Published 24 Sep 2024 in cs.LG and cs.SI | (2409.15698v2)

Abstract: Explainability is crucial for the application of black-box Graph Neural Networks (GNNs) in critical fields such as healthcare, finance, cybersecurity, and more. Various feature attribution methods, especially the perturbation-based methods, have been proposed to indicate how much each node/edge contributes to the model predictions. However, these methods fail to generate connected explanatory subgraphs that consider the causal interaction between edges within different coalition scales, which will result in unfaithful explanations. In our study, we propose GISExplainer, a novel game-theoretic interaction based explanation method that uncovers what the underlying GNNs have learned for node classification by discovering human-interpretable causal explanatory subgraphs. First, GISExplainer defines a causal attribution mechanism that considers the game-theoretic interaction of multi-granularity coalitions in candidate explanatory subgraph to quantify the causal effect of an edge on the prediction. Second, GISExplainer assumes that the coalitions with negative effects on the predictions are also significant for model interpretation, and the contribution of the computation graph stems from the combined influence of both positive and negative interactions within the coalitions.
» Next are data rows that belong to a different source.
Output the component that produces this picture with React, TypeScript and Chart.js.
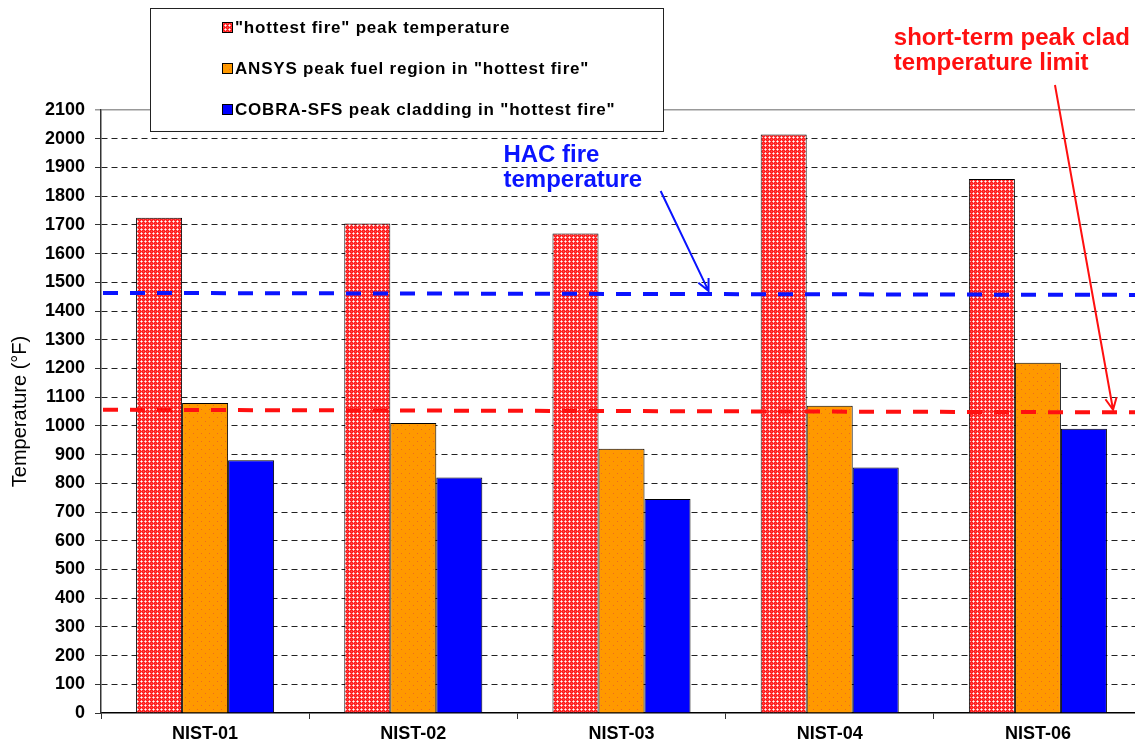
import React, { useEffect, useRef } from "react";
import { Chart, registerables } from "chart.js";

Chart.register(...registerables);

// ---------- data ----------
const categories = ["NIST-01", "NIST-02", "NIST-03", "NIST-04", "NIST-06"];
const hottestFire = [1725, 1705, 1670, 2015, 1860];
const ansysFuel = [1080, 1010, 920, 1070, 1220];
const cobraClad = [880, 820, 745, 855, 990];
const seriesLabels = [
  '"hottest fire" peak temperature',
  'ANSYS peak fuel region in "hottest fire"',
  'COBRA-SFS peak cladding in "hottest fire"',
];
const yMin = 0;
const yMax = 2100;
const yStep = 100;
const yTitle = "Temperature (°F)";
// reference lines: value at left edge, value at right edge
const hacLine = [1463, 1456];
const cladLine = [1056, 1047];
const hacText = ["HAC fire", "temperature"];
const cladText = ["short-term peak clad", "temperature limit"];
// annotation anchors in data space: [category index, value]
const hacTextAt = [1.433, 1919];
const hacArrow = [[2.188, 1818], [2.418, 1470]];
const cladTextAt = [3.308, 2326];
const cladArrow = [[4.082, 2187], [4.361, 1056]];

const FONT = "Arial, 'Liberation Sans', sans-serif";

function makeRedPattern(): CanvasPattern | string {
  const c = document.createElement("canvas");
  c.width = 4;
  c.height = 4;
  const g = c.getContext("2d");
  if (!g) return "#ff3030";
  g.fillStyle = "#ff2020";
  g.fillRect(0, 0, 4, 4);
  g.fillStyle = "#ffb0b0";
  g.fillRect(1, 0, 1, 1);
  g.fillRect(0, 1, 1, 1);
  g.fillRect(2, 1, 1, 1);
  g.fillRect(1, 2, 1, 1);
  g.fillStyle = "#ffffff";
  g.fillRect(1, 1, 1, 1);
  g.fillStyle = "#ff5050";
  g.fillRect(3, 3, 1, 1);
  const p = g.createPattern(c, "repeat");
  return p || "#ff3030";
}

function makeOrangePattern(): CanvasPattern | string {
  const c = document.createElement("canvas");
  c.width = 8;
  c.height = 8;
  const g = c.getContext("2d");
  if (!g) return "#ff9900";
  g.fillStyle = "#ff9900";
  g.fillRect(0, 0, 8, 8);
  g.fillStyle = "#ee6a20";
  g.fillRect(1, 1, 1, 1);
  g.fillRect(5, 5, 1, 1);
  const p = g.createPattern(c, "repeat");
  return p || "#ff9900";
}

function arrow(ctx: CanvasRenderingContext2D, x1: number, y1: number, x2: number, y2: number, color: string) {
  ctx.save();
  ctx.strokeStyle = color;
  ctx.lineWidth = 2;
  ctx.beginPath();
  ctx.moveTo(x1, y1);
  ctx.lineTo(x2, y2);
  const a = Math.atan2(y2 - y1, x2 - x1);
  const L = 13;
  const s = 0.45;
  ctx.moveTo(x2 - L * Math.cos(a - s), y2 - L * Math.sin(a - s));
  ctx.lineTo(x2, y2);
  ctx.lineTo(x2 - L * Math.cos(a + s), y2 - L * Math.sin(a + s));
  ctx.stroke();
  ctx.restore();
}

export default function App() {
  const ref = useRef<HTMLCanvasElement | null>(null);

  useEffect(() => {
    const canvas = ref.current;
    if (!canvas) return;
    const redP = makeRedPattern();
    const orangeP = makeOrangePattern();
    const fills = [redP, orangeP, "#0000ff"];

    const overlay = {
      id: "overlay",
      afterDatasetsDraw(chart: any) {
        const { ctx, chartArea, scales } = chart;
        const x = scales.x;
        const y = scales.y;
        ctx.save();
        // reference dashed lines
        const refLine = (vals: number[], color: string) => {
          ctx.save();
          ctx.strokeStyle = color;
          ctx.lineWidth = 4;
          ctx.setLineDash([15, 12]);
          ctx.beginPath();
          ctx.moveTo(chartArea.left + 2, y.getPixelForValue(vals[0]));
          ctx.lineTo(chartArea.right, y.getPixelForValue(vals[1]));
          ctx.stroke();
          ctx.restore();
        };
        refLine(hacLine, "#0a14ff");
        refLine(cladLine, "#ff1010");

        // annotation texts
        ctx.font = `bold 24px ${FONT}`;
        ctx.textAlign = "left";
        ctx.textBaseline = "alphabetic";
        ctx.fillStyle = "#0a14ff";
        const hx = x.getPixelForValue(hacTextAt[0]);
        const hy = y.getPixelForValue(hacTextAt[1]);
        hacText.forEach((t, i) => ctx.fillText(t, hx, hy + i * 25));
        ctx.fillStyle = "#ff1010";
        const cx = x.getPixelForValue(cladTextAt[0]);
        const cy = y.getPixelForValue(cladTextAt[1]);
        cladText.forEach((t, i) => ctx.fillText(t, cx, cy + i * 25));

        arrow(
          ctx,
          x.getPixelForValue(hacArrow[0][0]), y.getPixelForValue(hacArrow[0][1]),
          x.getPixelForValue(hacArrow[1][0]), y.getPixelForValue(hacArrow[1][1]),
          "#0a14ff"
        );
        arrow(
          ctx,
          x.getPixelForValue(cladArrow[0][0]), y.getPixelForValue(cladArrow[0][1]),
          x.getPixelForValue(cladArrow[1][0]), y.getPixelForValue(cladArrow[1][1]),
          "#ff1010"
        );

        // legend box
        const bx = 150, by = 8, bw = 513, bh = 123;
        ctx.fillStyle = "#ffffff";
        ctx.fillRect(bx, by, bw, bh);
        ctx.strokeStyle = "#222";
        ctx.lineWidth = 1;
        ctx.setLineDash([]);
        ctx.strokeRect(bx + 0.5, by + 0.5, bw, bh);
        ctx.font = `bold 17px ${FONT}`;
        try { (ctx as any).letterSpacing = "0.8px"; } catch (e) {}
        ctx.textBaseline = "middle";
        const rows = [27, 68, 109];
        seriesLabels.forEach((lab, i) => {
          const ry = rows[i];
          ctx.fillStyle = fills[i] as any;
          ctx.fillRect(223, ry - 4, 9, 9);
          ctx.strokeStyle = "#000";
          ctx.strokeRect(222.5, ry - 4.5, 10, 10);
          ctx.fillStyle = "#000";
          ctx.fillText(lab, 235, ry + 1);
        });
        try { (ctx as any).letterSpacing = "0px"; } catch (e) {}
        ctx.restore();
      },
    };

    const chart = new Chart(canvas, {
      type: "bar",
      data: {
        labels: categories,
        datasets: [
          { label: seriesLabels[0], data: hottestFire, backgroundColor: redP as any, borderColor: "#000", borderWidth: 1 },
          { label: seriesLabels[1], data: ansysFuel, backgroundColor: orangeP as any, borderColor: "#000", borderWidth: 1 },
          { label: seriesLabels[2], data: cobraClad, backgroundColor: "#0000ff", borderColor: "#000", borderWidth: 1 },
        ],
      },
      options: {
        animation: false,
        responsive: false,
        devicePixelRatio: 1,
        layout: { padding: { top: 110, right: 1, bottom: 0, left: 0 } },
        datasets: { bar: { categoryPercentage: 0.663, barPercentage: 1.0 } },
        plugins: { legend: { display: false }, tooltip: { enabled: false }, title: { display: false } },
        scales: {
          x: {
            type: "category",
            offset: true,
            afterFit: (s: any) => { s.height = 31; },
            grid: { display: true, offset: true, drawOnChartArea: false, drawTicks: true, tickLength: 6, color: "#000", tickColor: "#333", lineWidth: 1 },
            border: { display: true, color: "#000", width: 1.5 },
            ticks: { color: "#000", font: { family: FONT, size: 18, weight: "bold" }, padding: 4, maxRotation: 0 },
          },
          y: {
            type: "linear",
            min: yMin,
            max: yMax,
            afterFit: (s: any) => { s.width = 101; },
            ticks: {
              stepSize: yStep,
              color: "#000",
              font: { family: FONT, size: 18, weight: "bold" },
              padding: 10,
              callback: (v: any) => String(v),
            },
            grid: {
              tickLength: 6,
              lineWidth: (c: any) => (c.tick && c.tick.value === yMax ? 1.5 : 1),
              color: (c: any) => (c.tick && c.tick.value === yMax ? "#999" : c.tick && c.tick.value === 0 ? "rgba(0,0,0,0)" : "#222"),
              tickColor: (c: any) => (c.tick && c.tick.value === yMax ? "#999" : "#333"),
              tickBorderDash: [],
            },
            border: {
              display: true,
              color: "#333",
              width: 1.5,
              dash: (c: any) => (c.tick && c.tick.value === yMax ? [] : [6, 4]),
            },
            title: { display: true, text: yTitle, color: "#000", font: { family: FONT, size: 20, weight: "normal" }, padding: { top: 8, bottom: 0 } },
          },
        },
      },
      plugins: [overlay],
    } as any);

    return () => chart.destroy();
  }, []);

  return (
    <div style={{ position: "absolute", left: 0, top: 0, width: 1135, height: 744, overflow: "hidden", background: "#fff" }}>
      <canvas ref={ref} width={1143} height={744} style={{ width: 1143, height: 744, display: "block" }} />
    </div>
  );
}
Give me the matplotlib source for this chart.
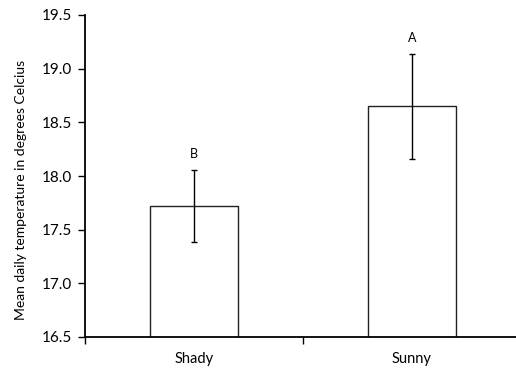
import numpy as np
import matplotlib
matplotlib.use('Agg')
from matplotlib import pyplot as plt

plt.rcParams['font.family'] = ['Lato', 'DejaVu Sans']

# data
sites = ['Shady', 'Sunny']
mean_temp = [17.72, 18.65]
temp_err = [0.335, 0.49]
letters = ['B', 'A']

yticks = [16.5, 17.0, 17.5, 18.0, 18.5, 19.0, 19.5]

fig = plt.figure(figsize=(5.16, 3.68), dpi=100)
# axes runs off the right edge, like the original excel chart
ax = fig.add_axes([85 / 516, (368 - 337) / 368, 436 / 516, 322 / 368])

x = np.arange(len(sites))
ax.bar(x, mean_temp, width=0.40, bottom=0, color='white', edgecolor='#222222',
       linewidth=1.0, zorder=2)
ax.errorbar(x, mean_temp, yerr=temp_err, fmt='none', ecolor='black',
            elinewidth=1.0, capsize=2.5, capthick=1.0, zorder=3)

# significance letters above error bars
for xi, m, e, lab in zip(x, mean_temp, temp_err, letters):
    ax.text(xi, m + e + 0.15, lab, ha='center', va='center', fontsize=9)

ax.set_xlim(-0.5, 1.5)
ax.set_ylim(16.5, 19.5)
ax.set_yticks(yticks)
ax.set_yticklabels(['%.1f' % t for t in yticks], fontsize=11)

# x ticks at the category boundaries, labels in the middle
ax.set_xticks([-0.5, 0.5, 1.5])
ax.set_xticklabels([])
ax.set_xticks(x, minor=True)
ax.set_xticklabels(sites, minor=True, fontsize=10.5)
ax.tick_params(axis='x', which='minor', length=0, pad=11)
ax.tick_params(axis='x', which='major', length=5, direction='out', width=1)
ax.tick_params(axis='y', length=5, direction='out', width=1, pad=4)

ax.set_ylabel('Mean daily temperature in degrees Celcius', fontsize=10)
ax.yaxis.set_label_coords((27 - 85) / 436, (337 - 190) / 322)

for s in ['top', 'right']:
    ax.spines[s].set_visible(False)
ax.spines['left'].set_linewidth(1.3)
ax.spines['bottom'].set_linewidth(1.3)

fig.savefig('out.png', dpi=100)
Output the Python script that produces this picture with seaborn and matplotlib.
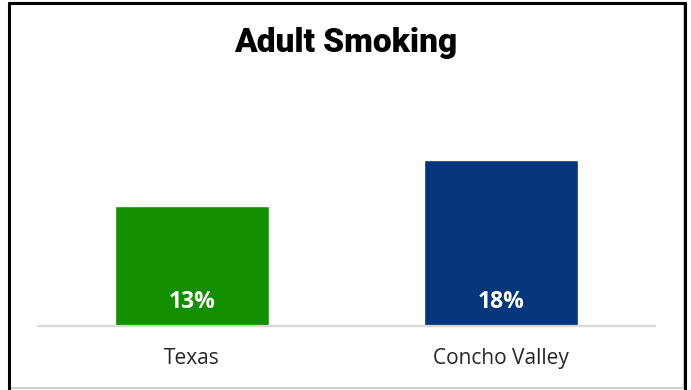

Then, GISExplainer regards the explanation task as a sequential decision process, in which a salient edges is successively selected and connected to the previously selected subgraph based on its causal effect to form an explanatory subgraph, ultimately striving for better explanations. Additionally, an efficiency optimization scheme is proposed for the causal attribution mechanism through coalition sampling. Extensive experiments demonstrate that GISExplainer achieves better performance than state-of-the-art approaches w.r.t. two quantitative metrics: Fidelity and Sparsity.